Songeant beaucoup de fois[1] d’où provient que les hommes de ce siècle généralement sont moins scavans en toutes sciences et de moindre pris que les anciens, entre beaucoup de raisons, je trouve celle-ci que j’oseroy’ dire la principale : c’est l’étude des langues grecque et latine. Car, si le temps que nous consumons à apprendre lesdites langues, estoit employé à l’étude des sciences, la nature certes n’est point devenue si brehaigne qu’elle n’enfantast de notre temps des Platons et des Aristotes. [Illustration, Livre I., ch. X.]

Qu’est-ce à dire, sinon que l’imitation des anciens, nécessaire de ce que l’on appelle une « nécessité de moyen, » ne le sera pas toujours ? que le temps viendra de ne plus aller à l’école ? et qu’à vrai dire, en refusant d’y aller, c’est l’échéance de ce moment même qu’on recule ?

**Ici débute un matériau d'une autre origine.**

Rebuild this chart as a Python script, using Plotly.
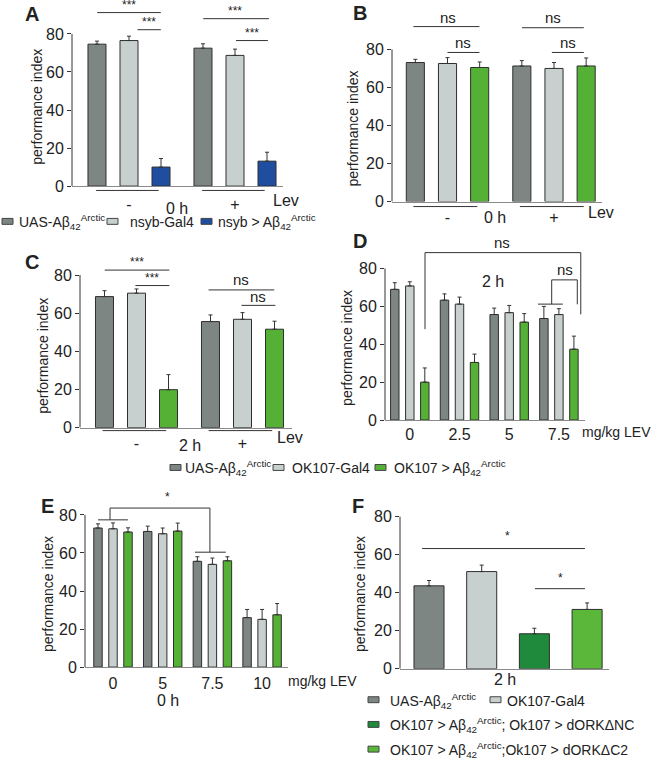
import plotly.graph_objects as go

W, H = 654, 769
FONT = "Liberation Sans, Arial, sans-serif"
INK = "#222222"

# ---- data ----
lev = ["-", "+"]
a_uas = [74.6, 72.5]
a_uas_err = [1.6, 2.3]
a_gal4 = [76.5, 68.7]
a_gal4_err = [2.3, 3.3]
a_nsyb = [10.0, 13.1]
a_nsyb_err = [4.5, 4.7]

b_uas = [73.1, 71.3]
b_uas_err = [1.7, 2.8]
b_gal4 = [72.6, 70.0]
b_gal4_err = [3.1, 3.1]
b_ok = [70.5, 71.3]
b_ok_err = [2.9, 4.2]

c_uas = [68.7, 55.6]
c_uas_err = [3.1, 3.5]
c_gal4 = [70.5, 56.8]
c_gal4_err = [2.2, 3.5]
c_ok = [19.9, 51.6]
c_ok_err = [7.9, 4.2]

d_dose = ["0", "2.5", "5", "7.5"]
d_uas = [69.0, 63.3, 55.7, 53.6]
d_uas_err = [3.5, 3.3, 3.4, 6.4]
d_gal4 = [70.8, 61.2, 56.7, 55.7]
d_gal4_err = [2.2, 3.7, 3.8, 3.1]
d_ok = [20.0, 30.4, 51.7, 37.4]
d_ok_err = [7.5, 4.4, 4.5, 6.9]

e_dose = ["0", "5", "7.5", "10"]
e_uas = [73.1, 71.3, 55.6, 26.0]
e_uas_err = [2.2, 2.8, 2.4, 4.3]
e_gal4 = [72.7, 70.1, 54.0, 25.1]
e_gal4_err = [3.1, 3.0, 3.3, 5.2]
e_ok = [71.0, 71.5, 55.9, 27.5]
e_ok_err = [2.2, 4.2, 2.1, 5.9]

f_groups = ["UAS-Abeta", "OK107-Gal4", "dORK-NC", "dORK-C2"]
f_vals = [43.6, 51.1, 18.4, 31.2]
f_err = [2.8, 3.4, 2.9, 3.4]

AB = "Aβ<sub>42</sub><sup>Arctic</sup>"
name_uas = "UAS-" + AB
legend_a = [name_uas, "nsyb-Gal4", "nsyb > " + AB]
legend_mid = [name_uas, "OK107-Gal4", "OK107 > " + AB]
legend_f = [name_uas, "OK107-Gal4",
            "OK107 > " + AB + "; Ok107 > dORKΔNC",
            "OK107 > " + AB + ";Ok107 > dORKΔC2"]

C_DARK = "#7e8683"
C_LIGHT = "#c7d0cf"
C_BLUE = "#1f4ea1"
C_GREEN = "#55b135"
C_FDARK = "#1f8a3b"
C_FLIGHT = "#5bb73a"
OUTLINE = "#2e2e2e"


def fx(p):
    return p / W


def fy(p):
    return 1 - p / H


fig = go.Figure()
shapes = []
annots = []


def panel(n, x0, x1, top, base, p80, c0, step, cats, ticklabels=True,
          standoff=1):
    """set up axes n so that pixels line up with the reference"""
    xa = "xaxis" if n == 1 else "xaxis%d" % n
    ya = "yaxis" if n == 1 else "yaxis%d" % n
    xid = "x" if n == 1 else "x%d" % n
    yid = "y" if n == 1 else "y%d" % n
    ytop = 80 * (base - top) / (base - p80)
    fig.update_layout(**{
        xa: dict(domain=[fx(x0), fx(x1)], anchor=yid, type="category",
                 categoryorder="array", categoryarray=cats,
                 range=[(x0 - c0) / step, (x1 - c0) / step],
                 showline=True, linecolor="#8a8a8a", linewidth=1,
                 ticks="", showgrid=False, zeroline=False,
                 showticklabels=ticklabels, tickfont=dict(size=16, color=INK),
                 ticklabelstandoff=standoff),
        ya: dict(domain=[fy(base), fy(top)], anchor=xid, range=[0, ytop],
                 tickvals=[0, 20, 40, 60, 80], ticks="outside", ticklen=4,
                 tickcolor="#333", showline=False, showgrid=False,
                 zeroline=False, tickfont=dict(size=16, color=INK)),
    })
    shapes.append(dict(type="line", xref=xid + " domain", yref=yid,
                       x0=0, x1=0, y0=0, y1=80,
                       line=dict(color="#333", width=1)))
    return xid, yid


def bars(xid, yid, cats, vals, err, color, width=None):
    fig.add_trace(go.Bar(
        x=cats, y=vals, xaxis=xid, yaxis=yid, width=width,
        marker=dict(color=color, line=dict(color=OUTLINE, width=1)),
        error_y=dict(type="data", array=err, arrayminus=[0] * len(err),
                     symmetric=False, color="#333", thickness=1, width=2),
        showlegend=False))


def line(xid, yid, x0, y0, x1, y1):
    shapes.append(dict(type="line", xref=xid, yref=yid, x0=x0, x1=x1,
                       y0=y0, y1=y1, line=dict(color="#333", width=1)))


def text(xid, yid, x, y, s, size=14, xanchor="center", **kw):
    annots.append(dict(xref=xid, yref=yid, x=x, y=y, text=s, showarrow=False,
                       xanchor=xanchor, yanchor="middle",
                       font=dict(size=size, color=INK, family=FONT), **kw))


def ptext(x, y, s, size=14, xanchor="center", **kw):
    text("paper", "paper", fx(x), fy(y), s, size, xanchor=xanchor, **kw)


def ytitle(x, y):
    ptext(x, y, "performance index", 14, textangle=-90)


def underline(xid, x0, x1, y):
    shapes.append(dict(type="line", xref=xid, yref="paper", x0=x0, x1=x1,
                       y0=fy(y), y1=fy(y), line=dict(color="#333", width=1)))


def legend_item(x, y, color, label, xt):
    shapes.append(dict(type="rect", xref="paper", yref="paper",
                       x0=fx(x), x1=fx(x + 11), y0=fy(y + 3), y1=fy(y - 3),
                       fillcolor=color, line=dict(color="#444", width=1)))
    ptext(xt, y + 1, label, 14, xanchor="left")


# ---- A ----
xa_, ya_ = panel(1, 72, 283, 0, 188.3, 34.3, 129, 106, lev, standoff=4)
bars(xa_, ya_, lev, a_uas, a_uas_err, C_DARK)
bars(xa_, ya_, lev, a_gal4, a_gal4_err, C_LIGHT)
bars(xa_, ya_, lev, a_nsyb, a_nsyb_err, C_BLUE)
line(xa_, ya_, -0.30, 91.2, 0.30, 91.2)
text(xa_, ya_, 0, 95.0, "***", 12)
line(xa_, ya_, 0.08, 82.2, 0.30, 82.2)
text(xa_, ya_, 0.19, 86.2, "***", 12)
line(xa_, ya_, 0.70, 88.0, 1.32, 88.0)
text(xa_, ya_, 1.0, 92.0, "***", 12)
line(xa_, ya_, 1.01, 76.5, 1.31, 76.5)
text(xa_, ya_, 1.16, 80.5, "***", 12)
underline(xa_, -0.31, 0.28, 192.7)
underline(xa_, 0.69, 1.28, 192.7)
ptext(177, 211, "0 h", 16)
ptext(286, 203, "Lev", 16)
ytitle(37, 108)
ptext(32, 14, "<b>A</b>", 20)

# ---- B ----
xb, yb = panel(2, 392, 602, 0, 204, 50, 447.5, 106.5, lev)
bars(xb, yb, lev, b_uas, b_uas_err, C_DARK)
bars(xb, yb, lev, b_gal4, b_gal4_err, C_LIGHT)
bars(xb, yb, lev, b_ok, b_ok_err, C_GREEN)
line(xb, yb, -0.32, 92.0, 0.30, 92.0)
text(xb, yb, 0, 97.0, "ns", 15)
line(xb, yb, 0.0, 78.4, 0.30, 78.4)
text(xb, yb, 0.15, 83.4, "ns", 15)
line(xb, yb, 0.70, 91.4, 1.28, 91.4)
text(xb, yb, 0.99, 97.0, "ns", 15)
line(xb, yb, 0.98, 78.4, 1.28, 78.4)
text(xb, yb, 1.13, 83.4, "ns", 15)
underline(xb, -0.32, 0.28, 209)
underline(xb, 0.68, 1.28, 209)
ptext(495, 220, "0 h", 16)
ptext(601, 215, "Lev", 16)
ytitle(353, 130)
ptext(360, 13, "<b>B</b>", 20)

# ---- C ----
xc, yc = panel(3, 80, 292, 245, 432.7, 278.3, 136.5, 106, lev)
bars(xc, yc, lev, c_uas, c_uas_err, C_DARK)
bars(xc, yc, lev, c_gal4, c_gal4_err, C_LIGHT)
bars(xc, yc, lev, c_ok, c_ok_err, C_GREEN)
line(xc, yc, -0.30, 82.6, 0.31, 82.6)
text(xc, yc, 0, 87.0, "***", 12)
line(xc, yc, -0.01, 74.5, 0.31, 74.5)
text(xc, yc, 0.15, 78.5, "***", 12)
line(xc, yc, 0.68, 72.2, 1.30, 72.2)
text(xc, yc, 0.99, 77.5, "ns", 15)
line(xc, yc, 0.99, 64.1, 1.31, 64.1)
text(xc, yc, 1.15, 69.0, "ns", 15)
underline(xc, -0.32, 0.28, 435.7)
underline(xc, 0.68, 1.28, 435.7)
ptext(190, 451, "2 h", 16)
ptext(290, 443, "Lev", 16)
ytitle(43, 360)
ptext(32, 265, "<b>C</b>", 20)

# ---- D ----
xd, yd = panel(4, 385, 585, 235, 425, 271.7, 409.8, 49.7, d_dose, standoff=0)
bars(xd, yd, d_dose, d_uas, d_uas_err, C_DARK)
bars(xd, yd, d_dose, d_gal4, d_gal4_err, C_LIGHT)
bars(xd, yd, d_dose, d_ok, d_ok_err, C_GREEN)
line(xd, yd, 0.306, 48.0, 0.306, 88.4)
line(xd, yd, 0.306, 88.4, 3.44, 88.4)
line(xd, yd, 3.44, 88.4, 3.44, 55.8)
text(xd, yd, 1.85, 93.5, "ns", 15)
line(xd, yd, 2.58, 61.2, 3.08, 61.2)
line(xd, yd, 2.855, 61.2, 2.855, 74.0)
line(xd, yd, 2.855, 74.0, 3.37, 74.0)
line(xd, yd, 3.37, 74.0, 3.37, 61.1)
text(xd, yd, 3.12, 79.5, "ns", 15)
text(xd, yd, 1.67, 73.0, "2 h", 16)
ptext(616, 437, "mg/kg LEV", 14)
ytitle(347, 352)
ptext(360, 244, "<b>D</b>", 20)

# ---- E ----
xe, ye = panel(5, 85, 288, 490, 675, 521, 113, 49.7, e_dose, standoff=2)
bars(xe, ye, e_dose, e_uas, e_uas_err, C_DARK)
bars(xe, ye, e_dose, e_gal4, e_gal4_err, C_LIGHT)
bars(xe, ye, e_dose, e_ok, e_ok_err, C_GREEN)
line(xe, ye, -0.06, 83.6, 1.95, 83.6)
line(xe, ye, -0.06, 83.6, -0.06, 77.4)
line(xe, ye, -0.30, 77.4, 0.30, 77.4)
line(xe, ye, 1.95, 83.6, 1.95, 60.4)
line(xe, ye, 1.65, 60.4, 2.27, 60.4)
text(xe, ye, 1.09, 89.5, "*", 12)
ptext(286, 689, "mg/kg LEV", 14, xanchor="left")
ptext(168, 709, "0 h", 16)
ytitle(48, 601)
ptext(47, 512, "<b>E</b>", 20)

# ---- F ----
xf, yf = panel(6, 400, 609, 495, 676.7, 522.7, 429, 52.7, f_groups,
               ticklabels=False)
bars(xf, yf, f_groups, f_vals, f_err, [C_DARK, C_LIGHT, C_FDARK, C_FLIGHT],
     width=0.57)
line(xf, yf, -0.13, 63.2, 2.96, 63.2)
text(xf, yf, 1.48, 70.0, "*", 12)
line(xf, yf, 2.01, 42.1, 2.96, 42.1)
text(xf, yf, 2.5, 47.5, "*", 12)
ptext(505, 688, "2 h", 16)
ytitle(360, 601)
ptext(358, 512, "<b>F</b>", 20)

# ---- legends ----
for (xr, xt), col, lab in zip([(2, 17), (107, 128), (201, 216)],
                              [C_DARK, C_LIGHT, C_BLUE], legend_a):
    legend_item(xr, 224, col, lab, xt)
for (xr, xt), col, lab in zip([(170, 183), (273, 290), (375, 392)],
                              [C_DARK, C_LIGHT, C_GREEN], legend_mid):
    legend_item(xr, 473, col, lab, xt)
for (xr, y, xt), col, lab in zip([(368, 708, 388), (490, 708, 505),
                                  (368, 733, 388), (368, 758, 388)],
                                 [C_DARK, C_LIGHT, C_FDARK, C_FLIGHT],
                                 legend_f):
    legend_item(xr, y, col, lab, xt)

fig.update_layout(
    width=W, height=H,
    margin=dict(l=0, r=0, t=0, b=0),
    paper_bgcolor="white", plot_bgcolor="white",
    barmode="group", bargap=0.094, bargroupgap=0.4375,
    font=dict(family=FONT, color=INK),
    shapes=shapes, annotations=annots,
)

# the page's default body margin would push the figure 8px right and down
fig.write_html("out.html", config={"displayModeBar": False},
               post_script="document.body.style.margin='0';")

On le voit donc, la contradiction n’est qu’apparente ou superficielle, entre le conseil que donne la Défense sur l’imitation des anciens, et l’ambition que l’auteur nourrit « d’amplifier et de magnifier la langue. » Il n’y en a pas davantage entre cette ambition, quoi qu’on en ait pu dire, et les conditions générales d’évolution ou de développement d’une langue. C’est Du Bellay qui a raison : une langue littéraire est ce que la font les hommes qui la parlent, ou plutôt qui l’écrivent,

Donques les langues ne sont nées d’elles-mêmes en façon d’herbes, de racines et d’arbres : les unes infirmes et débiles en leurs espèces, les autres saines et robustes et plus aptes à porterie fais des conceptions humaines, mais toute leur vertu est née au monde du vouloir et arbitre des mortelz…

  1. On notera qu’il joint ici l’exemple au précepte, et qu’il ne fait, dans ce passage, que traduire ou s’approprier, pour une fin particulière, le début du De Oratore de Cicéron : « Cogitanti mihi sæpe numero, etc.